You might also ask whether there is a pattern between gaslighting and affection. Some women notice that after a destabilizing conversation, there is sudden warmth, comfort, or apology that makes it harder to hold onto what happened. That does not make the kindness fake in every case. It does mean the full cycle matters.

Private documentation should support you, not endanger you

Privacy matters here. If there is any risk that he checks your phone, email, bag, or browser history, choose the method with the least chance of being discovered. For some women, a plain notebook with neutral wording feels safest. For others, a hidden digital record works better. It depends on your situation.

You also do not have to document everything. If recording every incident makes you more anxious or puts you at risk, focus on the interactions that leave you most disoriented. A partial record is still a record. The goal is not total surveillance of your own life. The goal is enough clarity to interrupt the erosion of your trust in yourself.

What if you are afraid you are overreacting?

That fear is incredibly common. It is also one reason documentation helps. When you write events down close to when they happen, you are less dependent on the version of reality that gets handed back to you later. You are giving your own mind somewhere to stand.

You may still have doubts. Most women in this position do. Documentation is not a magic switch that removes trauma bonding, grief, love, fear, or hope. But it can soften the power of the constant internal argument. Instead of asking yourself, Am I making this up, you can ask, What does the pattern show me?

That is a gentler and more truthful question.

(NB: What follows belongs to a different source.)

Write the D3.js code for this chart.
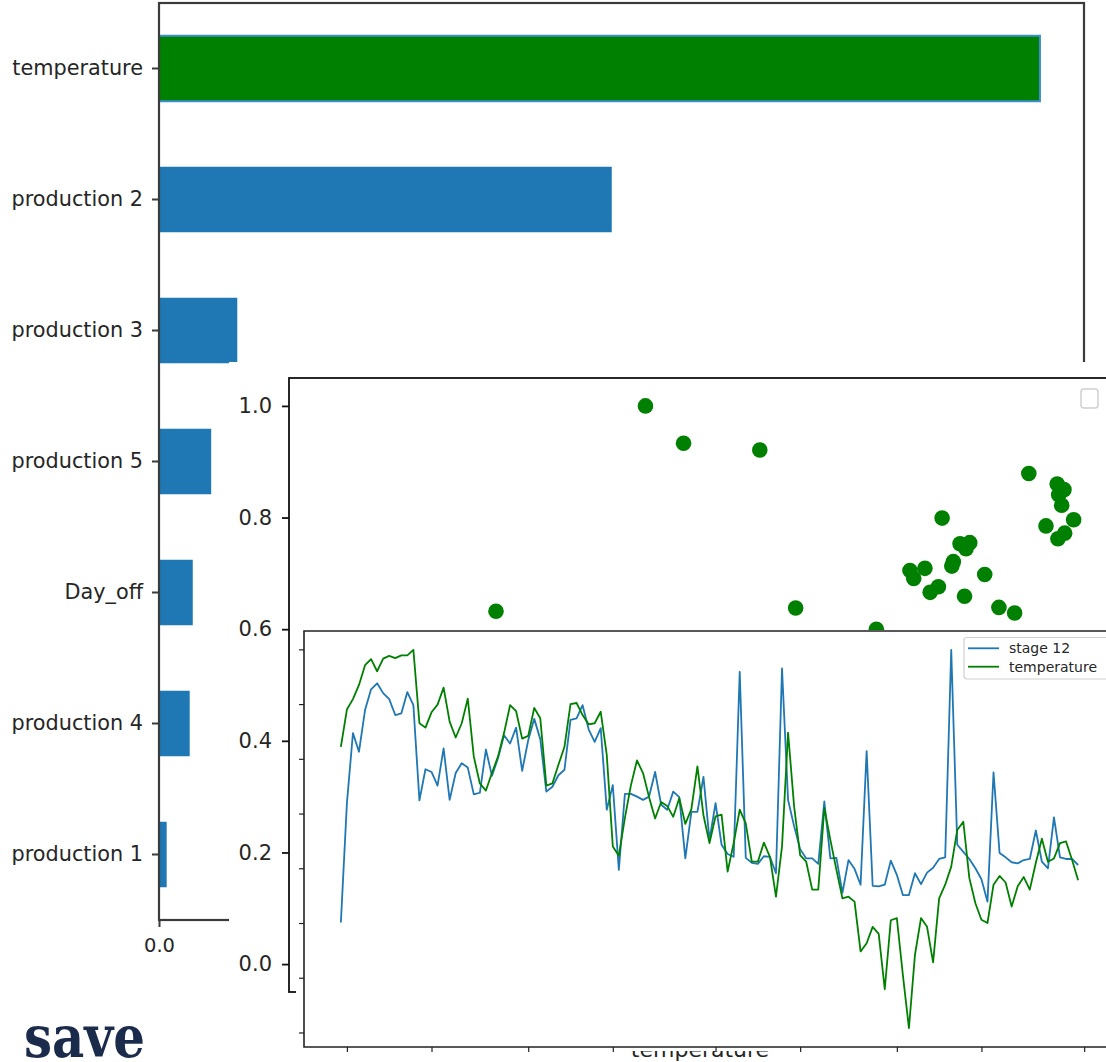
<!DOCTYPE html>
<html>
<head>
<meta charset="utf-8">
<script src="https://cdn.jsdelivr.net/npm/d3@7"></script>
<style>
  body { margin: 0; background: #fff; }
  svg { display: block; font-family: "DejaVu Sans", sans-serif; }
  text { fill: #262626; }
</style>
</head>
<body>
<svg id="chart" width="1106" height="1062"></svg>
<script>
// ---- feature importance (horizontal bars) ----
const featureNames = ["temperature", "production 2", "production 3", "production 5", "Day_off", "production 4", "production 1"];
const featureImportance = [0.574, 0.295, 0.051, 0.034, 0.022, 0.020, 0.005];
const highlightedFeature = "temperature";

// ---- normalised stage 12 against normalised temperature (scatter) ----
const scatterTemperature = [0.227, 0.427, 0.478, 0.580, 0.628, 0.736, 0.824, 0.940, 0.978, 0.987,
  0.980, 0.984, 1.000, 0.963, 0.988, 0.979, 0.848, 0.861, 0.856, 0.839,
  0.837, 0.781, 0.801, 0.786, 0.819, 0.808, 0.881, 0.854, 0.900, 0.921];
const scatterStage12 = [0.632, 1.000, 0.933, 0.921, 0.638, 0.600, 0.799, 0.879, 0.860, 0.850,
  0.841, 0.822, 0.796, 0.785, 0.772, 0.762, 0.753, 0.755, 0.744, 0.721,
  0.713, 0.705, 0.709, 0.691, 0.676, 0.666, 0.698, 0.659, 0.639, 0.629];
const scatterYTicks = [0.0, 0.2, 0.4, 0.6, 0.8, 1.0];

// ---- daily series (line chart) ----
const seriesStart = "2019-08-31";
const stage12 = [0.101, 0.319, 0.447, 0.413, 0.489, 0.527, 0.538, 0.520, 0.509, 0.480,
  0.483, 0.522, 0.498, 0.324, 0.381, 0.376, 0.351, 0.419, 0.325, 0.374,
  0.392, 0.384, 0.335, 0.338, 0.417, 0.369, 0.401, 0.443, 0.428, 0.457,
  0.378, 0.434, 0.473, 0.436, 0.340, 0.349, 0.370, 0.380, 0.471, 0.474,
  0.498, 0.454, 0.431, 0.456, 0.307, 0.352, 0.197, 0.336, 0.336, 0.331,
  0.325, 0.331, 0.376, 0.316, 0.307, 0.340, 0.330, 0.218, 0.303, 0.303,
  0.367, 0.252, 0.319, 0.243, 0.226, 0.221, 0.559, 0.219, 0.210, 0.208,
  0.222, 0.221, 0.191, 0.565, 0.325, 0.277, 0.235, 0.218, 0.218, 0.208,
  0.322, 0.218, 0.219, 0.155, 0.215, 0.199, 0.170, 0.414, 0.168, 0.167,
  0.170, 0.214, 0.188, 0.151, 0.151, 0.191, 0.171, 0.192, 0.201, 0.217,
  0.220, 0.599, 0.243, 0.230, 0.217, 0.200, 0.180, 0.139, 0.375, 0.228,
  0.220, 0.211, 0.209, 0.215, 0.217, 0.269, 0.212, 0.200, 0.293, 0.220,
  0.217, 0.217, 0.206];
const temperature = [0.422, 0.490, 0.509, 0.535, 0.571, 0.582, 0.560, 0.583, 0.588, 0.584,
  0.589, 0.589, 0.599, 0.465, 0.457, 0.485, 0.499, 0.530, 0.468, 0.439,
  0.465, 0.510, 0.404, 0.355, 0.342, 0.374, 0.404, 0.447, 0.498, 0.487,
  0.437, 0.442, 0.493, 0.474, 0.351, 0.355, 0.389, 0.422, 0.500, 0.502,
  0.480, 0.463, 0.465, 0.486, 0.407, 0.240, 0.223, 0.292, 0.352, 0.397,
  0.374, 0.330, 0.291, 0.321, 0.314, 0.294, 0.328, 0.281, 0.308, 0.386,
  0.297, 0.246, 0.295, 0.298, 0.194, 0.246, 0.307, 0.282, 0.212, 0.212,
  0.247, 0.221, 0.148, 0.240, 0.448, 0.313, 0.224, 0.212, 0.161, 0.161,
  0.310, 0.252, 0.197, 0.145, 0.148, 0.139, 0.048, 0.063, 0.093, 0.080,
  -0.021, 0.105, 0.109, 0.005, -0.092, 0.042, 0.109, 0.093, 0.028, 0.145,
  0.170, 0.203, 0.270, 0.285, 0.182, 0.136, 0.106, 0.100, 0.170, 0.186,
  0.174, 0.130, 0.167, 0.184, 0.161, 0.210, 0.254, 0.212, 0.218, 0.246,
  0.249, 0.215, 0.178];
const dateTicks = ["2019-09-01", "2019-09-15", "2019-10-01", "2019-10-15", "2019-11-01",
  "2019-11-15", "2019-12-01", "2019-12-15", "2020-01-01"];
const valueTicks = [-0.1, 0.0, 0.1, 0.2, 0.3, 0.4, 0.5, 0.6];
const seriesNames = ["stage 12", "temperature"];

const BLUE = "#1f77b4", GREEN = "#008000";
const svg = d3.select("#chart");

function styleAxis(g, fontSize, color, width) {
  g.attr("font-family", null).attr("font-size", null);
  g.select(".domain").remove();
  g.selectAll(".tick line").attr("stroke", color).attr("stroke-width", width);
  g.selectAll(".tick text").attr("font-size", fontSize).style("fill", "#262626");
}

// ================= panel 1: bar chart =================
{
  const box = { left: 159, right: 1084, top: 3, bottom: 920 };
  const g = svg.append("g");
  const x = d3.scaleLinear()
    .domain([0, d3.max(featureImportance) * 1.05])
    .range([box.left, box.right]);
  const y = d3.scaleBand()
    .domain(featureNames)
    .range([box.top, box.bottom])
    .paddingInner(0.5)
    .paddingOuter(0.25);

  g.selectAll("rect.bar")
    .data(featureNames.map((n, i) => ({ name: n, value: featureImportance[i] })))
    .join("rect")
    .attr("class", "bar")
    .attr("x", x(0))
    .attr("y", d => y(d.name))
    .attr("width", d => x(d.value) - x(0))
    .attr("height", y.bandwidth())
    .attr("fill", d => d.name === highlightedFeature ? GREEN : BLUE)
    .attr("stroke", d => d.name === highlightedFeature ? "#3c8fcf" : "none")
    .attr("stroke-width", 2);

  g.append("g")
    .attr("transform", `translate(${box.left},0)`)
    .call(d3.axisLeft(y).tickSize(7).tickPadding(9))
    .call(a => styleAxis(a, 20.8, "#3b3b3b", 2));

  g.append("g")
    .attr("transform", `translate(0,${box.bottom})`)
    .call(d3.axisBottom(x).ticks(6).tickFormat(d3.format(".1f")).tickSize(7).tickPadding(11))
    .call(a => styleAxis(a, 19.5, "#3b3b3b", 2));

  g.append("rect")
    .attr("x", box.left).attr("y", box.top)
    .attr("width", box.right - box.left).attr("height", box.bottom - box.top)
    .attr("fill", "none").attr("stroke", "#3b3b3b").attr("stroke-width", 2.2);
}

// ================= panel 2: scatter =================
{
  const sheet = { left: 229, top: 362 };
  const box = { left: 289, right: 1111, top: 378, bottom: 992 };
  const g = svg.append("g");
  g.append("rect")
    .attr("x", sheet.left).attr("y", sheet.top)
    .attr("width", 1106 - sheet.left).attr("height", 1062 - sheet.top)
    .attr("fill", "#fff");

  const x = d3.scaleLinear().domain([-0.05, 1.05]).range([box.left, box.right]);
  const y = d3.scaleLinear().domain([-0.05, 1.05]).range([box.bottom, box.top]);

  g.selectAll("circle")
    .data(scatterTemperature.map((t, i) => [t, scatterStage12[i]]))
    .join("circle")
    .attr("cx", d => x(d[0]))
    .attr("cy", d => y(d[1]))
    .attr("r", 7.8)
    .attr("fill", GREEN);

  g.append("g")
    .attr("transform", `translate(${box.left},0)`)
    .call(d3.axisLeft(y).tickValues(scatterYTicks).tickFormat(d3.format(".1f")).tickSize(7).tickPadding(10))
    .call(a => styleAxis(a, 21, "#111", 1.8));

  g.append("g")
    .attr("transform", `translate(0,${box.bottom})`)
    .call(d3.axisBottom(x).ticks(6).tickFormat(d3.format(".1f")).tickSize(7).tickPadding(10))
    .call(a => styleAxis(a, 21, "#111", 1.8));

  g.append("rect")
    .attr("x", box.left).attr("y", box.top)
    .attr("width", box.right - box.left).attr("height", box.bottom - box.top)
    .attr("fill", "none").attr("stroke", "#111").attr("stroke-width", 1.8);

  // empty legend frame
  g.append("rect")
    .attr("x", 1081).attr("y", 389).attr("width", 17).attr("height", 19)
    .attr("rx", 3).attr("fill", "#fff").attr("stroke", "#d0d0d0").attr("stroke-width", 1.5);

  g.append("text")
    .attr("x", (box.left + box.right) / 2).attr("y", 1057)
    .attr("text-anchor", "middle").attr("font-size", 22)
    .text("temperature");
}

// ================= panel 3: line chart =================
{
  const sheet = { left: 296, top: 630, bottom: 1051 };
  const box = { left: 304, right: 1115, top: 631, bottom: 1047 };
  const g = svg.append("g");
  g.append("rect")
    .attr("x", sheet.left).attr("y", sheet.top)
    .attr("width", 1106 - sheet.left).attr("height", sheet.bottom - sheet.top)
    .attr("fill", "#fff");

  const start = new Date(seriesStart + "T00:00:00Z");
  const dates = stage12.map((_, i) => d3.utcDay.offset(start, i));
  const span = dates[dates.length - 1] - dates[0];
  const x = d3.scaleUtc()
    .domain([new Date(+dates[0] - span * 0.05), new Date(+dates[dates.length - 1] + span * 0.05)])
    .range([box.left, box.right]);

  const [lo, hi] = d3.extent(stage12.concat(temperature));
  const pad = (hi - lo) * 0.05;
  const y = d3.scaleLinear().domain([lo - pad, hi + pad]).range([box.bottom, box.top]);

  const line = d3.line().x((d, i) => x(dates[i])).y(d => y(d));
  const series = [
    { name: seriesNames[0], values: stage12, color: BLUE },
    { name: seriesNames[1], values: temperature, color: GREEN }
  ];
  g.selectAll("path.series")
    .data(series)
    .join("path")
    .attr("class", "series")
    .attr("d", d => line(d.values))
    .attr("fill", "none")
    .attr("stroke", d => d.color)
    .attr("stroke-width", 1.8)
    .attr("stroke-linejoin", "round");

  g.append("g")
    .attr("transform", `translate(${box.left},0)`)
    .call(d3.axisLeft(y).tickValues(valueTicks).tickFormat("").tickSize(5))
    .call(a => styleAxis(a, 12, "#222", 1.2));

  g.append("g")
    .attr("transform", `translate(0,${box.bottom})`)
    .call(d3.axisBottom(x).tickValues(dateTicks.map(s => new Date(s + "T00:00:00Z"))).tickFormat("").tickSize(5))
    .call(a => styleAxis(a, 12, "#222", 1.2));

  g.append("path")
    .attr("d", `M${1106},${box.top}H${box.left}V${box.bottom}H${1106}`)
    .attr("fill", "none").attr("stroke", "#222").attr("stroke-width", 1.6);

  // legend
  const lg = g.append("g");
  lg.append("rect")
    .attr("x", 964).attr("y", 637.5).attr("width", 150).attr("height", 41.5)
    .attr("rx", 3).attr("fill", "#fff").attr("fill-opacity", 0.8)
    .attr("stroke", "#d0d0d0").attr("stroke-width", 1.2);
  series.forEach((s, i) => {
    const yy = 648.3 + i * 18.4;
    lg.append("line").attr("x1", 968).attr("x2", 999).attr("y1", yy).attr("y2", yy)
      .attr("stroke", s.color).attr("stroke-width", 1.8);
    lg.append("text").attr("x", 1009).attr("y", yy).attr("dy", "0.35em")
      .attr("font-size", 14).text(s.name);
  });
}

// ================= logo =================
svg.append("text")
  .attr("x", 24).attr("y", 1057)
  .attr("textLength", 121)
  .attr("lengthAdjust", "spacingAndGlyphs")
  .style("font-family", "'DejaVu Serif', serif")
  .style("font-weight", "bold")
  .style("font-size", "58px")
  .style("fill", "#1b2b4b")
  .text("save");
</script>
</body>
</html>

When your notes start changing how you see things

Sometimes the first shift is very quiet. You read back over a week or a month and realize you sound lucid in every entry before the denial begins. Or you notice that your confusion is not random - it follows a specific kind of exchange. Or you see how often you were pushed to explain, defend, and doubt while the original concern was never addressed.

That kind of clarity can be painful. It can also be stabilizing. You do not have to decide everything at once just because your notes are telling the truth more clearly than the relationship has. You can let the truth arrive at the pace you can bear.

If you want more structure, Quinn Morgan's work centers on this exact middle space - the place where you are not ready for big declarations, but you need language, reflection, and a private way to trust yourself again.

If all you do today is write down one conversation exactly as it happened, that is enough. One honest record can become a pattern. And a pattern, once seen, is often the beginning of coming back to yourself.